Mondulkiri Province occupies 14,288 square kilometers of forested highlands along the Vietnam border in eastern Cambodia. The provincial capital Sen Monorom sits at 800 meters elevation 370 kilometers east of Phnom Penh. The population of 92,000 across the province divides between ethnic Khmer, Bunong indigenous people, and Chinese Cambodians according to 2019 census data. The Bunong language belongs to the Austroasiatic language family distinct from Khmer. Traditional Bunong houses stand on stilts 3 to 4 meters above ground with thatched roofs extending to within 1 meter of the earth. Bunong villages practice rotational agriculture clearing forest plots for dry rice cultivation then allowing twenty-year forest regeneration cycles. Bousra Waterfall drops 25 meters over a basalt formation 43 kilometers northeast of Sen Monorom. Access requires a 300-meter walk from the parking area. Flow volume peaks from August through November during the southwest monsoon. Dry season months from January through April reduce the falls to scattered streams.

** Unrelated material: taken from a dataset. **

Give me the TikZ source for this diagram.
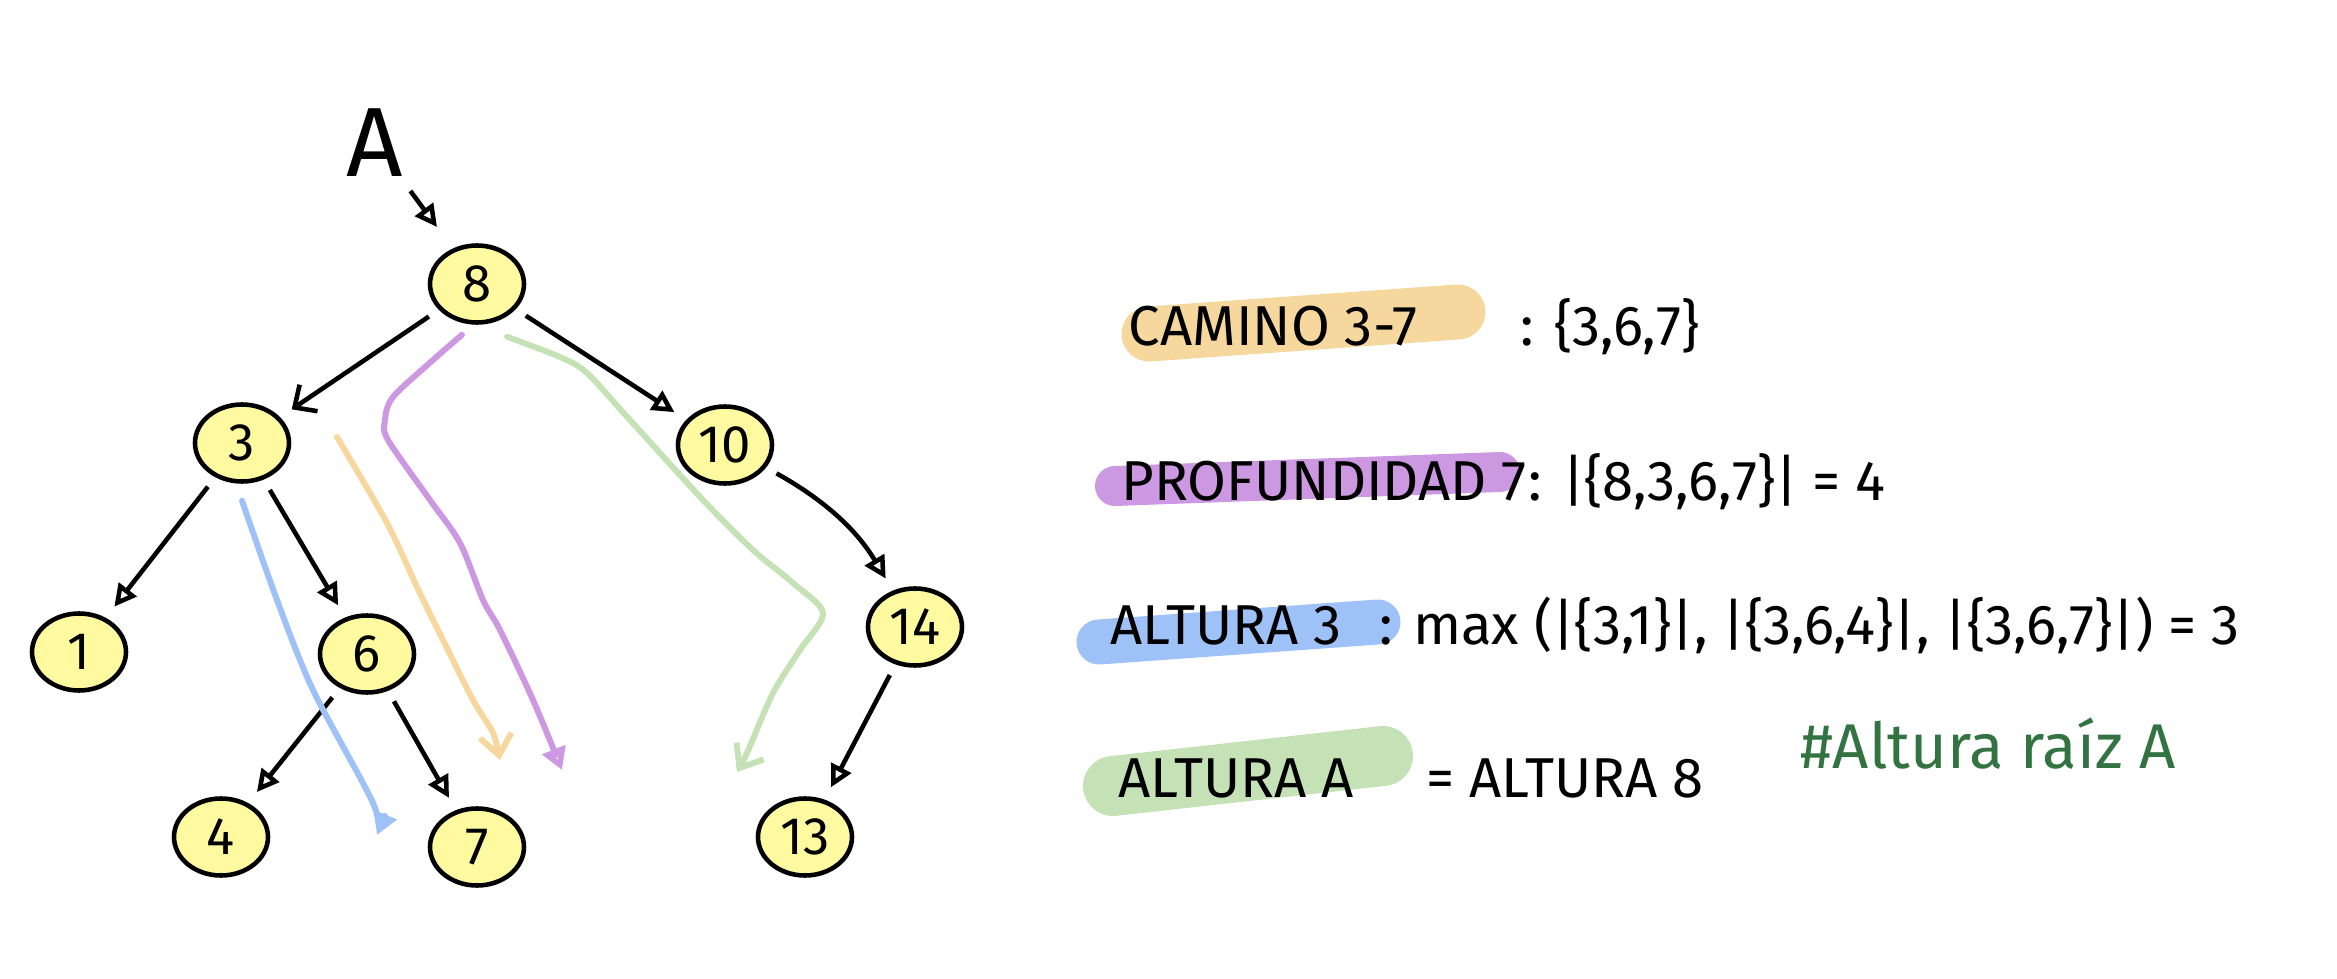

Seima Protection Forest covers 292,690 hectares of lowland evergreen and semi-evergreen forest in eastern Mondulkiri. The Wildlife Conservation Society conducts camera trap surveys recording yellow-cheeked gibbons, Asian elephants, banteng, and clouded leopards. A 2021 survey documented 114 elephant individuals using the forest. The Elephant Valley Project operates a retirement facility for elephants removed from logging and tourism work. Thirteen elephants currently reside at the site 12 kilometers north of Sen Monorom. Visitors can observe elephants during morning and afternoon feeding periods but direct contact is prohibited according to facility policy established in 2018. The facility employs fifteen Bunong mahouts who worked in the logging industry before forest protection measures eliminated commercial timber extraction in 2002.